The mainstream media was never equipped to deal with this, and their resources, if anything, are dwindling. They have largely been outcompeted by fake news and blatantly biased advocacy, and in many cases have merged with it. They are being absorbed by the blob. There are individual journalists and outlets who seem to have a clue, but they are so far fighting a losing war.
The scientific community has largely ignored the problem. Again, some individuals have had their wake-up calls, but they are few and far between. Williamson is now added to their ranks, due to his personal confrontation with Brietbart.
The good news is that there is already a group of people who have been confronting pseudoscience for decades and have developed some significant knowledge and skill in how best to do it. We don’t have the magic formula, but at least we have already worked through the basic pitfalls.

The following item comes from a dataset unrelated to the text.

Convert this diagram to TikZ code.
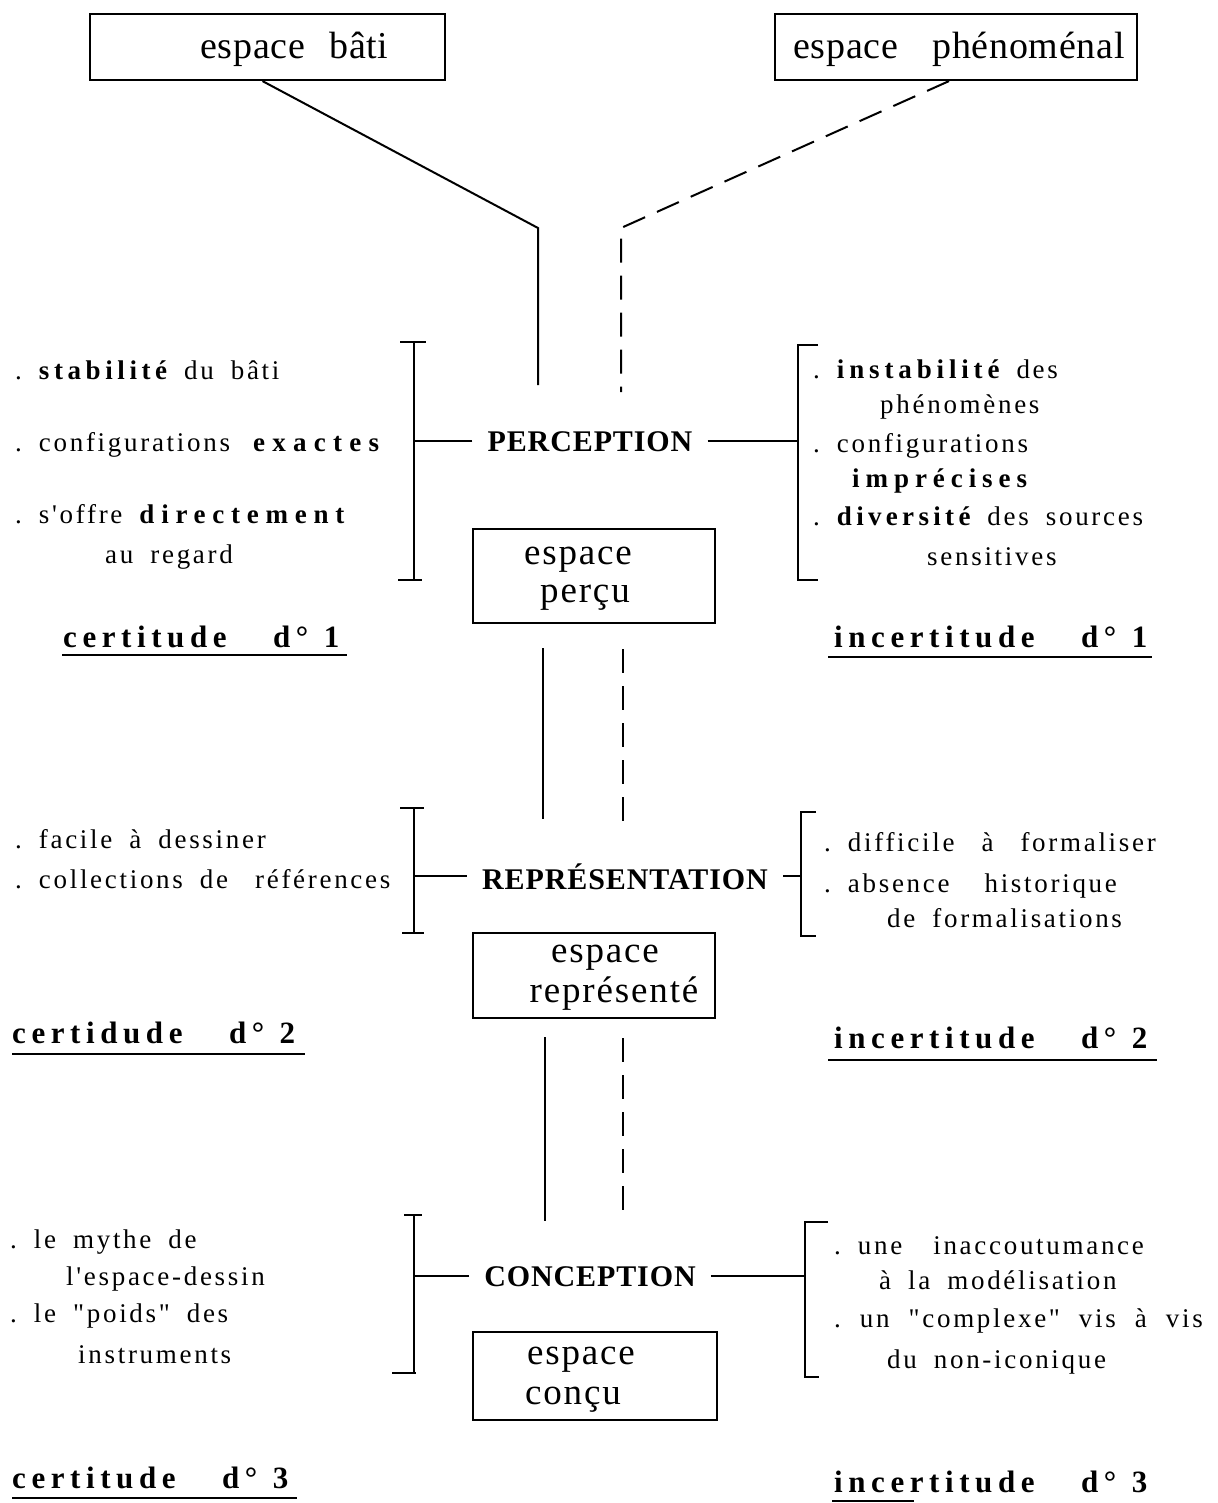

What we need now is for academia to institutionally wake up. Individuals are welcome, but that is not enough. The institutions of academia need to place a priority on outreach to the public, on engaging with the public conversation, pushing back against pseudoscience, communicating real science, and advocating for higher standards in science news reporting.
This is, in my opinion, a massive problem faced by academia and they are currently failing. Fully engaging with social media is one thing they can do. Fixing their own PR departments is another. Educating scientists on how to communicate with the public, and how to confront pseudoscience, is yet another. Systematically correcting the public record on what is the current consensus of scientific opinion is also critical, as is getting more involved in science education at every level.
Scientists need to be out there, in force, confronting politicians who are advocating pseudoscience, publicly exposing them, and setting the record straight.
The game has changed. Academia needs to change if it is going to remain relevant. An editorial in Nature is nice, but we need much more. We need a profound awakening within academia to the new reality. Trump is not an aberration, he is the new normal.